Viola formulates the gospel as it show up in Paul’s letters into a three part pattern. First, Paul reminds believers of “their true identity in Christ.” Viola adds that Paul “also reminds them of the all-sufficiency of Christ who has come to dwell inside them.” Second, Paul outlines how those who are in Christ live. Third, Paul, according to Viola, “exhorts the believers to live according to their true identity rather than according to their false identity.”
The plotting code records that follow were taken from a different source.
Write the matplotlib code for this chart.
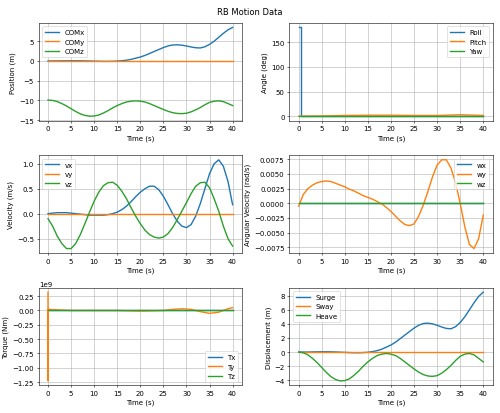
import numpy as np
from matplotlib import pyplot as plt

t = np.arange(0, 41)

com_x = [0, 0, 0, 0.02, 0.03, 0.04, 0.04, 0.03, 0.01, -0.02, -0.05, -0.08, -0.1, -0.1, -0.08, -0.03,
         0.06, 0.2, 0.4, 0.7, 1.0, 1.4, 1.9, 2.4, 2.9, 3.4, 3.8, 4.05, 4.1, 4.0, 3.8, 3.55, 3.35, 3.3,
         3.6, 4.2, 5.0, 6.0, 7.0, 7.9, 8.5]
com_y = [0] * 41
com_z = [-9.9, -10.0, -10.3, -10.8, -11.4, -12.1, -12.8, -13.4, -13.8, -14.0, -13.95, -13.7, -13.2,
         -12.6, -11.9, -11.3, -10.8, -10.4, -10.2, -10.1, -10.2, -10.4, -10.8, -11.3, -11.8, -12.3,
         -12.75, -13.1, -13.3, -13.35, -13.25, -12.9, -12.4, -11.8, -11.1, -10.5, -10.2, -10.1,
         -10.3, -10.8, -11.3]

roll_t = [0, 0.6, 0.6, 40]
roll = [180, 180, 0, 0]
ang_t = [0, 5, 10, 15, 20, 25, 30, 35, 40]
pitch = [0, 0.5, 1.5, 2, 2, 1.5, 1.5, 3, 1.5]
yaw = [0, 0, 0, 0, 0, 0, 0, 0, 0]

vx = [0, 0.01, 0.02, 0.02, 0.02, 0.01, 0.0, -0.01, -0.02, -0.03, -0.03, -0.03, -0.03, -0.02, 0.0,
      0.03, 0.08, 0.15, 0.24, 0.34, 0.43, 0.5, 0.55, 0.55, 0.48, 0.35, 0.18, 0.0, -0.15, -0.25,
      -0.28, -0.22, -0.05, 0.2, 0.5, 0.8, 1.0, 1.08, 0.95, 0.65, 0.18]
vy = [0] * 41
vz = [-0.1, -0.25, -0.45, -0.6, -0.7, -0.7, -0.6, -0.42, -0.2, 0.03, 0.25, 0.43, 0.56, 0.62, 0.63,
      0.57, 0.45, 0.3, 0.12, -0.05, -0.2, -0.33, -0.42, -0.47, -0.49, -0.47, -0.4, -0.28, -0.12,
      0.05, 0.22, 0.4, 0.55, 0.62, 0.63, 0.52, 0.3, 0.05, -0.25, -0.5, -0.65]

wx = [0] * 41
wy = [-0.0005, 0.0015, 0.0025, 0.0031, 0.0035, 0.0037, 0.0038, 0.0037, 0.0034, 0.0031, 0.0028,
      0.0024, 0.0021, 0.0017, 0.0013, 0.001, 0.0007, 0.0003, -0.0001, -0.0007, -0.0014, -0.0022,
      -0.003, -0.0036, -0.0038, -0.0035, -0.0022, -0.0003, 0.002, 0.0045, 0.0065, 0.0074, 0.0074,
      0.006, 0.0035, 0.0, -0.004, -0.007, -0.0077, -0.006, -0.002]
wz = [0] * 41

torque_t = [0, 0.02, 0.04, 5, 10, 15, 20, 25, 27, 29, 31, 33, 35, 37, 39, 40]
tx = [0] * 16
ty = [0.32e9, -1.23e9, 0.02e9, 0, 0, 0, -0.01e9, 0, 0.02e9, 0.03e9, 0.02e9, -0.02e9, -0.05e9,
      -0.03e9, 0.03e9, 0.05e9]
tz = [0] * 16

surge = com_x
sway = [0] * 41
heave = [0, -0.1, -0.4, -0.9, -1.5, -2.2, -2.9, -3.5, -3.9, -4.1, -4.05, -3.8, -3.3, -2.7, -2.0,
         -1.4, -0.9, -0.5, -0.3, -0.2, -0.3, -0.5, -0.9, -1.4, -1.9, -2.4, -2.85, -3.2, -3.4, -3.45,
         -3.35, -3.0, -2.5, -1.9, -1.2, -0.6, -0.3, -0.2, -0.4, -0.9, -1.4]

fig, axs = plt.subplots(3, 2, figsize=(10, 8.28), dpi=50)
fig.suptitle('RB Motion Data')

panels = [
    (axs[0, 0], [(t, com_x, 'COMx'), (t, com_y, 'COMy'), (t, com_z, 'COMz')], 'Position (m)', 'upper left'),
    (axs[0, 1], [(roll_t, roll, 'Roll'), (ang_t, pitch, 'Pitch'), (ang_t, yaw, 'Yaw')], 'Angle (deg)', 'upper right'),
    (axs[1, 0], [(t, vx, 'vx'), (t, vy, 'vy'), (t, vz, 'vz')], 'Velocity (m/s)', 'upper left'),
    (axs[1, 1], [(t, wx, 'wx'), (t, wy, 'wy'), (t, wz, 'wz')], 'Angular Velocity (rad/s)', 'upper right'),
    (axs[2, 0], [(torque_t, tx, 'Tx'), (torque_t, ty, 'Ty'), (torque_t, tz, 'Tz')], 'Torque (Nm)', 'lower right'),
    (axs[2, 1], [(t, surge, 'Surge'), (t, sway, 'Sway'), (t, heave, 'Heave')], 'Displacement (m)', 'upper left'),
]
for ax, series, ylab, loc in panels:
    for x, y, lab in series:
        ax.plot(x, y, label=lab, lw=2)
    ax.set_xlabel('Time (s)')
    ax.set_ylabel(ylab)
    ax.set_xticks(range(0, 41, 5))
    ax.grid(True)
    ax.legend(loc=loc)

fig.tight_layout()
plt.savefig('out.png')
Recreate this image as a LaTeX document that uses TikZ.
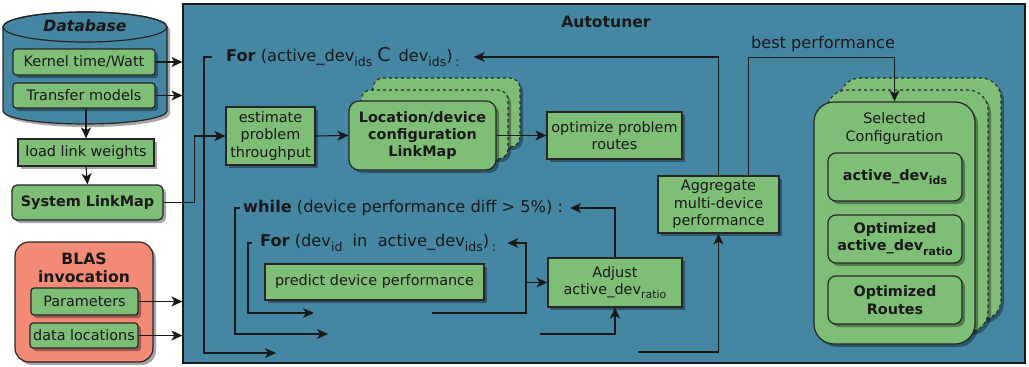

I usually see Jesus on the road, walking, calling people to come and follow him. Discipleship is my decided metaphor for the gospel. Jesus liberates us by his call and then calls us to follow him in hope to a new creation community. Viola emphasizes God’s indwelling Spirit that makes us new, that changes who we are. One of my favorite passages from scripture is 2 Cor 5.14-21. In this I read vv 17-18 as the basis for a call, a mission, a participation in God’s work of reconciliation by testifying to it, proclaiming the new creation that has been born out of Jesus’ obedient life, death, and glorious resurrection. Viola comes at this from a different angle. The center of the text for him seems to be vv 16-17, “So we have stopped evaluating others from a human point of view. At one time we thought of Christ merely from a human point of view. How differently we know him now! This means that anyone who belongs to Christ has become a new person. The old life is gone; a new life has begun!” The gospel is the same, but the perspective is a few storeys shifted.
I like this. This is beautiful. Usually I back quickly away from versions of the gospel that tie Jesus’ gospel too closely to personal transformation. I believe that personal transformation is just one moment in God’s redemption of people, a renewal of God’s promise to Sarah and Abraham, to all the Israelites at Sinai. But from alongside Viola, this emphasis on personal re-creation and personal indwelling by the Spirit of Christ looks strangely true.